Assessment is integral to the nurturing of high quality learning experiences and is a powerful driver on the educative culture of a school and in the creation of the curriculum it offers.
Hornbill School understands the role of assessment as a powerful tool for cultivating individual engagement and believes that effective assessment begins with the recognition that human beings are a profoundly complex mixture of different kinds of intellectual processes.
Hornbill School’s Philosophy of Assessment is based on seven key principles, which acknowledge this starting point and outline the broad aims of its assessment process.
Assessment is learning
It is a process, which encourages the development of expert performance, of judgement and choice, and of problem solving and creativity. Assessment requires both educator and child to engage in the metacognitive monitoring of learning in order to better set appropriate and achievable targets and to make judgements about the successes of previous learning opportunities. Assessment is not a bolt on to learning; it is an integrated and vital thread within the complexities of the learning experience.
Assessment is formative.
It is a rigorously formative process, which scaffolds the development of children as curious and reflective learners and supports them towards attaining mastery of the curriculum.
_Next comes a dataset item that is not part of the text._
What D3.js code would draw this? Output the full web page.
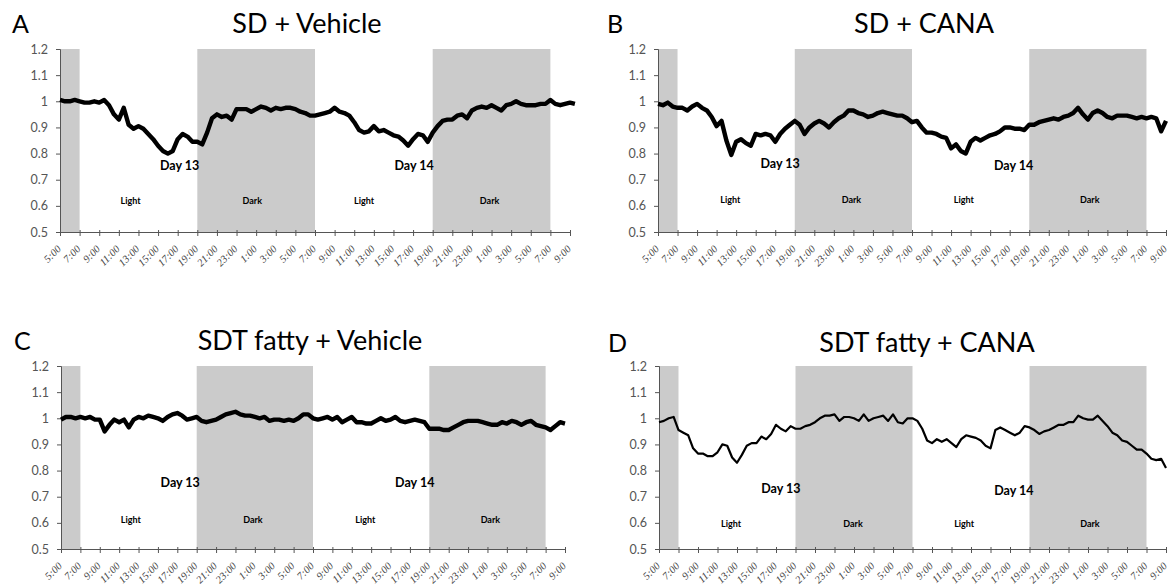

Assessment is collaborative.
The process of assessment is a learning partnership between educator and child. Assessment happens with children, not to them. It encourages children to foster a genuine ownership of their own learning and to develop the necessary attributes to integrate newly acquired knowledge and skills into already established understandings.
Assessment is reflective.
The act of assessment is a reflective act. It is an opportunity to reflect on the success of previous learning; to judge how successfully learning has been integrated into previously established patterns of thought; and it allows the space to create pathways for the continuation of intellectual development. Assessment nurtures the ability to become aware of one’s own mental habits and to transcend limited patterns of thinking.
Assessment is explicit.
Acts of assessment are clearly visible and are an explicit and valued part of all children’s learning. Space is made, both within lessons and as separate learning opportunities, for activities, which nurture the reflective skills of assessment. These skills are taught explicitly and the process of assessment is open and transparent.
Assessment is implicit.
Educators make intuitive judgements about children’s learning in order to make small adjustments to learning experiences and to maximise the potential of such opportunities. This implicit and continuous level of assessment flows from high standards of professional expertise and is rooted in an embedded understanding of cognitive, interpersonal and motivational abilities. This type of implicit intuition and unconscious reflection is assessment at its most powerful, and nurturing the children’s abilities to successfully negotiate this state is the culmination of the assessment process.
Assessment is summative.
The assessment process needs to generate accurate and useful data for the purposes of making summative judgements. This data needs to be accurate and consistent, and allow meaningful comparisons with other schools, both locally and nationally. These summative judgements are used to take snap shots of children’s current attainment and to provide understandable information for pupils, parents and school staff.